▶ Set task:
Copy exactly, and only, the lines starting at the line with "Convert this chart to Bokeh code." and ending at the line with "from bokeh.resources import INLINE". Leave every picture out of the copy.

-----

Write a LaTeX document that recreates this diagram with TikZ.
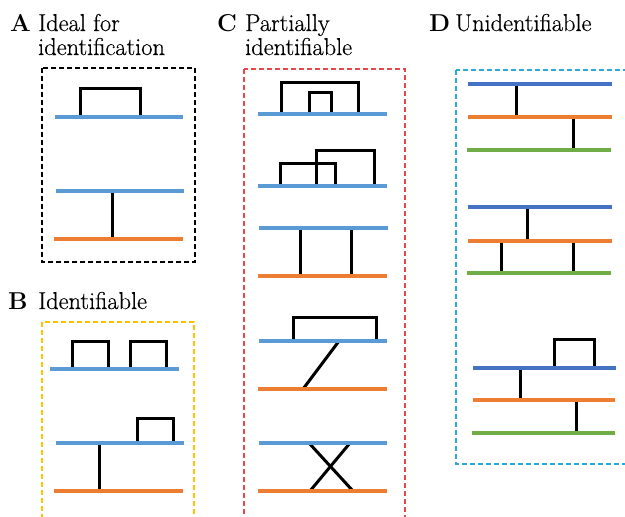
\documentclass[tikz,border=0pt]{standalone}
\usepackage{fontspec}
\setmainfont{Latin Modern Roman}
\newfontfamily\labfont{Latin Modern Roman}[FakeBold=0.45]
\definecolor{cblue}{HTML}{5B9BD5}
\definecolor{cdblue}{HTML}{4472C4}
\definecolor{corange}{HTML}{ED7D31}
\definecolor{cgreen}{HTML}{70AD47}
\definecolor{cgold}{HTML}{FFC000}
\definecolor{cred}{HTML}{E8474C}
\definecolor{ccyan}{HTML}{2FA6D6}
\begin{document}
\begin{tikzpicture}[x=1pt,y=-1pt]
\tikzset{
  bline/.style={line width=4pt, draw=cblue},
  dbline/.style={line width=4pt, draw=cdblue},
  oline/.style={line width=4pt, draw=corange},
  gline/.style={line width=4pt, draw=cgreen},
  conn/.style={line width=3pt, draw=black, line join=miter},
  frame/.style={line width=1.1pt, dash pattern=on 5pt off 3pt},
  lbl/.style={anchor=base west, inner sep=0pt, font=\labfont\fontsize{24.4}{26}\selectfont},
  blbl/.style={anchor=base west, inner sep=0pt, font=\fontsize{24.4}{26}\selectfont\bfseries}
}
\useasboundingbox (0,0) rectangle (625,517);
\clip (0,0) rectangle (625,517);
% ---------- labels
\node[blbl] (la) at (10,31) {A};
\node[lbl] (ta1) at (38,31) {Ideal for};
\node[lbl] (ta2) at (38,55) {identification};
\node[blbl] (lb) at (8,309) {B};
\node[lbl] (tb) at (38,309) {Identifiable};
\node[blbl] (lc) at (217,31) {C};
\node[lbl] (tc1) at (245,31) {Partially};
\node[lbl] (tc2) at (245,55) {identifiable};
\node[blbl] (ld) at (429,31) {D};
\node[lbl] (td) at (455,31) {Unidentifiable};
% ---------- frames
\draw[frame, black] (42,68) rectangle (195,262);
\draw[frame, cgold] (42,322) rectangle (194,530);
\draw[frame, cred] (244,69) rectangle (405,530);
\draw[frame, ccyan] (456,70) rectangle (640,464);
% ---------- A
\draw[conn] (80,117) |- (140,88) -- (140,117);
\draw[bline] (55,117) -- (183,117);
\draw[conn] (112,191) -- (112,239);
\draw[bline] (56,191) -- (184,191);
\draw[oline] (54,239) -- (183,239);
% ---------- B
\draw[conn] (72,369) |- (108,341) -- (108,369);
\draw[conn] (130,369) |- (166,341) -- (166,369);
\draw[bline] (50,369) -- (179,369);
\draw[conn] (137,443) |- (173,418) -- (173,443);
\draw[conn] (99,443) -- (99,491);
\draw[bline] (56,443) -- (184,443);
\draw[oline] (54,491) -- (183,491);
% ---------- C
\draw[conn] (281,114) |- (358,82) -- (358,114);
\draw[conn] (309,114) |- (331,92) -- (331,114);
\draw[bline] (258,114) -- (387,114);
\draw[conn] (280,186) |- (335,163) -- (335,186);
\draw[conn] (316,186) |- (374,150) -- (374,186);
\draw[bline] (258,186) -- (387,186);
\draw[conn] (300,228) -- (300,276);
\draw[conn] (351,228) -- (351,276);
\draw[bline] (259,228) -- (388,228);
\draw[oline] (258,276) -- (387,276);
\draw[conn] (293,341) |- (376,317) -- (376,341);
\draw[conn] (339,341) -- (303,389);
\draw[bline] (259,341) -- (387,341);
\draw[oline] (258,389) -- (387,389);
\draw[conn] (309,443) -- (353,491);
\draw[conn] (350,443) -- (310,491);
\draw[bline] (259,443) -- (387,443);
\draw[oline] (258,491) -- (387,491);
% ---------- D
\draw[conn] (516,84) -- (516,117);
\draw[conn] (573,117) -- (573,150);
\draw[dbline] (468,84) -- (612,84);
\draw[oline] (468,117) -- (612,117);
\draw[gline] (467,150) -- (611,150);
\draw[conn] (527,207) -- (527,241);
\draw[conn] (501,241) -- (501,273);
\draw[conn] (573,241) -- (573,273);
\draw[dbline] (468,207) -- (612,207);
\draw[oline] (468,241) -- (612,241);
\draw[gline] (467,273) -- (611,273);
\draw[conn] (554,368) |- (594,339) -- (594,368);
\draw[conn] (520,368) -- (520,400);
\draw[conn] (576,400) -- (576,433);
\draw[dbline] (473,368) -- (616,368);
\draw[oline] (473,400) -- (615,400);
\draw[gline] (472,433) -- (615,433);
\end{tikzpicture}
\end{document}
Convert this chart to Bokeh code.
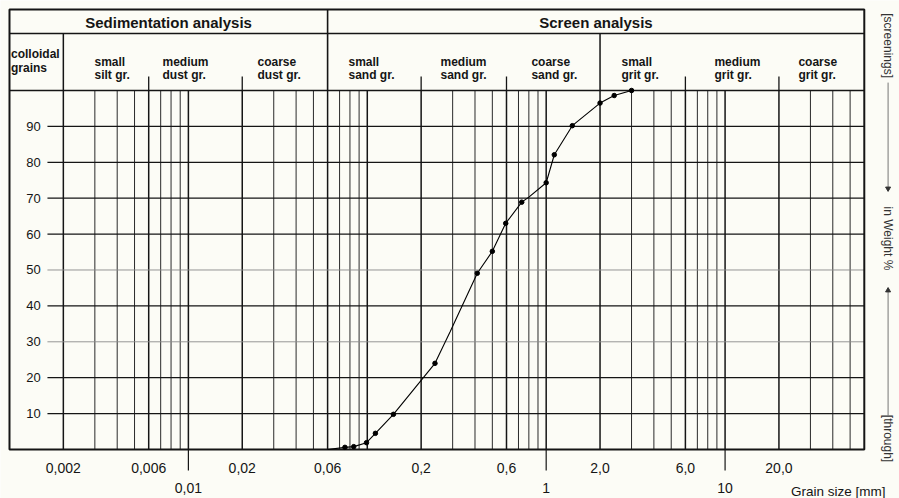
import math
from bokeh.plotting import figure
from bokeh.models import Range1d
from bokeh.core.properties import value
from bokeh.embed import file_html
from bokeh.resources import INLINE

# ---------------- data ----------------
grain_mm = [0.06, 0.075, 0.084, 0.099, 0.111, 0.14, 0.239, 0.29, 0.412, 0.5,
            0.594, 0.73, 0.8, 1.0, 1.11, 1.4, 2.0, 2.4, 3.0]
passing_pct = [0.0, 0.6, 0.8, 1.9, 4.5, 9.8, 24.0, 32.7, 49.1, 55.2,
               63.0, 68.9, 70.3, 74.3, 82.1, 90.2, 96.5, 98.6, 100.0]
sieve_dot = [False, True, True, True, True, True, True, False, True, True,
             True, True, False, True, True, True, True, True, True]

pct_ticks = [10, 20, 30, 40, 50, 60, 70, 80, 90]
pct_light = [30, 50]

size_labels_mm = [0.002, 0.006, 0.02, 0.06, 0.2, 0.6, 2, 6, 20]
size_label_texts = ["0,002", "0,006", "0,02", "0,06", "0,2", "0,6", "2,0", "6,0", "20,0"]
decade_mm = [0.01, 1, 10]
decade_texts = ["0,01", "1", "10"]

analysis_titles = ["Sedimentation analysis", "Screen analysis"]
class_names_1 = ["colloidal", "small", "medium", "coarse", "small", "medium",
                 "coarse", "small", "medium", "coarse"]
class_names_2 = ["grains", "silt gr.", "dust gr.", "dust gr.", "sand gr.", "sand gr.",
                 "sand gr.", "grit gr.", "grit gr.", "grit gr."]

# log grid of the chart: 1..9 x 10^k between 0.001 and 60 mm
grid_mm = [m * 10.0 ** e for e in range(-3, 2) for m in range(1, 10)]
grid_mm = [g for g in grid_mm if 0.0015 < g < 55]
bold_grid_mm = [0.002, 0.006, 0.01, 0.02, 0.06, 0.1, 0.2, 0.6, 1.0, 2.0, 6.0, 10.0, 20.0]

# ---------------- layout ----------------
BG = "#fcfcf6"
INK = "#151515"
FONT = value("Liberation Sans")
X_MIN, X_MAX = 0.0008907, 94.4
Y_MIN, Y_MAX = -13.65, 125.07
BOX_L, BOX_R = 0.001, 60
BOX_TOP = 122.56
ROW1_BOTTOM = 115.88
TICK_TOP = 103.9
SPLIT_MM = 0.06
ROW2_DIVIDERS = [0.002, 2.0]
ROW2_TICKS = [0.006, 0.02, 0.2, 0.6, 6, 20]
HGRID_START = 0.00163

p = figure(width=899, height=498, x_axis_type="log",
           x_range=Range1d(X_MIN, X_MAX), y_range=Range1d(Y_MIN, Y_MAX),
           output_backend="svg", toolbar_location=None,
           x_axis_location=None, y_axis_location=None, min_border=0,
           background_fill_color=BG, border_fill_color=BG,
           outline_line_color=None)
try:
    p.grid.visible = False
except Exception:
    pass

# vertical grid lines
def _is_bold(g):
    return any(abs(g - b) / b < 1e-6 for b in bold_grid_mm)

thin = [g for g in grid_mm if not _is_bold(g)]
thick = [g for g in grid_mm if _is_bold(g)]
p.segment(x0=thin, y0=[0] * len(thin), x1=thin, y1=[100] * len(thin),
          line_color="#2a2a2a", line_width=1.0)
p.segment(x0=thick, y0=[0] * len(thick), x1=thick, y1=[100] * len(thick),
          line_color=INK, line_width=1.5)

# horizontal grid lines
dark_h = [v for v in pct_ticks if v not in pct_light]
p.segment(x0=[HGRID_START] * len(dark_h), y0=dark_h, x1=[BOX_R] * len(dark_h), y1=dark_h,
          line_color=INK, line_width=1.2)
p.segment(x0=[HGRID_START] * len(pct_light), y0=pct_light, x1=[BOX_R] * len(pct_light),
          y1=pct_light, line_color="#8a8a8a", line_width=0.9)

# header structure
p.segment(x0=[BOX_L, BOX_L], y0=[100, ROW1_BOTTOM], x1=[BOX_R, BOX_R], y1=[100, ROW1_BOTTOM],
          line_color=INK, line_width=1.6)
p.segment(x0=[SPLIT_MM], y0=[100], x1=[SPLIT_MM], y1=[BOX_TOP], line_color=INK, line_width=1.6)
p.segment(x0=ROW2_DIVIDERS, y0=[100] * 2, x1=ROW2_DIVIDERS, y1=[ROW1_BOTTOM] * 2,
          line_color=INK, line_width=1.5)
p.segment(x0=ROW2_TICKS, y0=[100] * len(ROW2_TICKS), x1=ROW2_TICKS,
          y1=[TICK_TOP] * len(ROW2_TICKS), line_color=INK, line_width=1.3)
p.quad(left=[BOX_L], right=[BOX_R], bottom=[0], top=[BOX_TOP], fill_color=None,
       line_color=INK, line_width=2)

# header texts
p.text(x=[0.00775, 1.898], y=[118.94, 118.94], text=analysis_titles,
       text_font=FONT, text_font_size="15px", text_font_style="bold",
       text_align="center", text_baseline="middle", text_color=INK)
class_x = [0.00102, 0.002986, 0.007164, 0.02433, 0.0785, 0.2565, 0.827, 2.635, 8.72, 25.7]
row_a = [110.3] + [107.8] * 9
row_b = [106.4] + [104.2] * 9
p.text(x=class_x, y=row_a, text=class_names_1, text_font=FONT, text_font_size="12px",
       text_font_style="bold", text_align="left", text_baseline="middle", text_color=INK)
p.text(x=class_x, y=row_b, text=class_names_2, text_font=FONT, text_font_size="12px",
       text_font_style="bold", text_align="left", text_baseline="middle", text_color=INK)

# percentage labels inside the first column
p.text(x=[0.001362] * len(pct_ticks), y=pct_ticks, text=[str(v) for v in pct_ticks],
       text_font=FONT, text_font_size="13px", text_align="center",
       text_baseline="middle", text_color=INK)

# grain-size labels below the chart
p.text(x=size_labels_mm, y=[-5.29] * len(size_labels_mm), text=size_label_texts,
       text_font=FONT, text_font_size="14px", text_align="center",
       text_baseline="middle", text_color=INK)
p.segment(x0=decade_mm, y0=[0] * 3, x1=decade_mm, y1=[-5.85] * 3,
          line_color=INK, line_width=1.2)
p.text(x=decade_mm, y=[-10.86] * 3, text=decade_texts, text_font=FONT,
       text_font_size="14px", text_align="center", text_baseline="middle", text_color=INK)
p.text(x=[78.8], y=[-11.7], text=["Grain size [mm]"], text_font=FONT,
       text_font_size="13.5px", text_align="right", text_baseline="middle", text_color=INK)

# right-hand rotated caption
RX = 81.5
p.text(x=[RX, RX, RX], y=[112.5, 58.8, 3.06],
       text=["[screenings]", "in Weight %", "[through]"], angle=-math.pi / 2,
       text_font=FONT, text_font_size="12px", text_align="center",
       text_baseline="middle", text_color="#333333")
p.segment(x0=[RX, RX], y0=[102.2, 44.3], x1=[RX, RX], y1=[72.7, 9.5],
          line_color="#555555", line_width=0.8)
p.scatter(x=[RX, RX], y=[72.7, 44.3], marker="triangle", angle=[math.pi, 0.0],
          size=5, color="#333333")

# the grading curve
p.line(grain_mm, passing_pct, line_color="black", line_width=1.1)
dot_x = [g for g, d in zip(grain_mm, sieve_dot) if d]
dot_y = [v for v, d in zip(passing_pct, sieve_dot) if d]
p.scatter(dot_x, dot_y, marker="circle", size=4.5, color="black")

open("out.html", "w").write(file_html(p, INLINE))
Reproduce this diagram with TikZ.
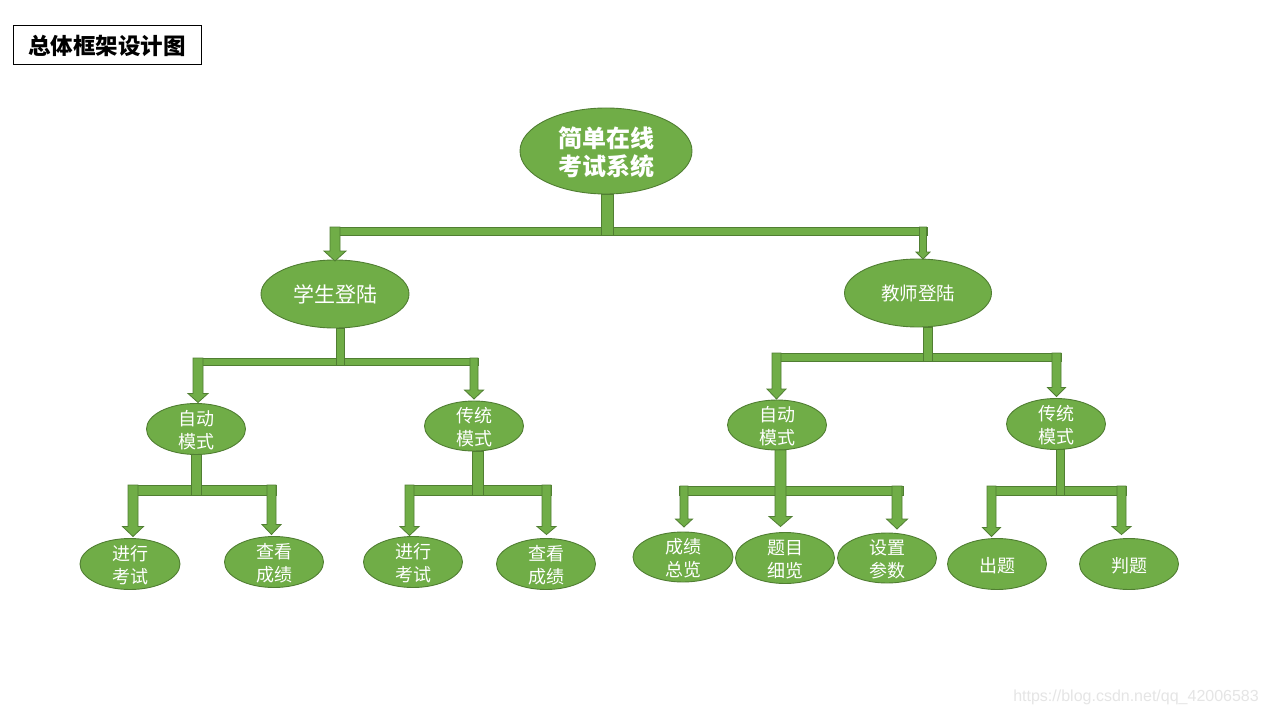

-----

▶ Final result:
Convert this chart to Bokeh code.
import math
from bokeh.plotting import figure
from bokeh.models import Range1d
from bokeh.core.properties import value
from bokeh.embed import file_html
from bokeh.resources import INLINE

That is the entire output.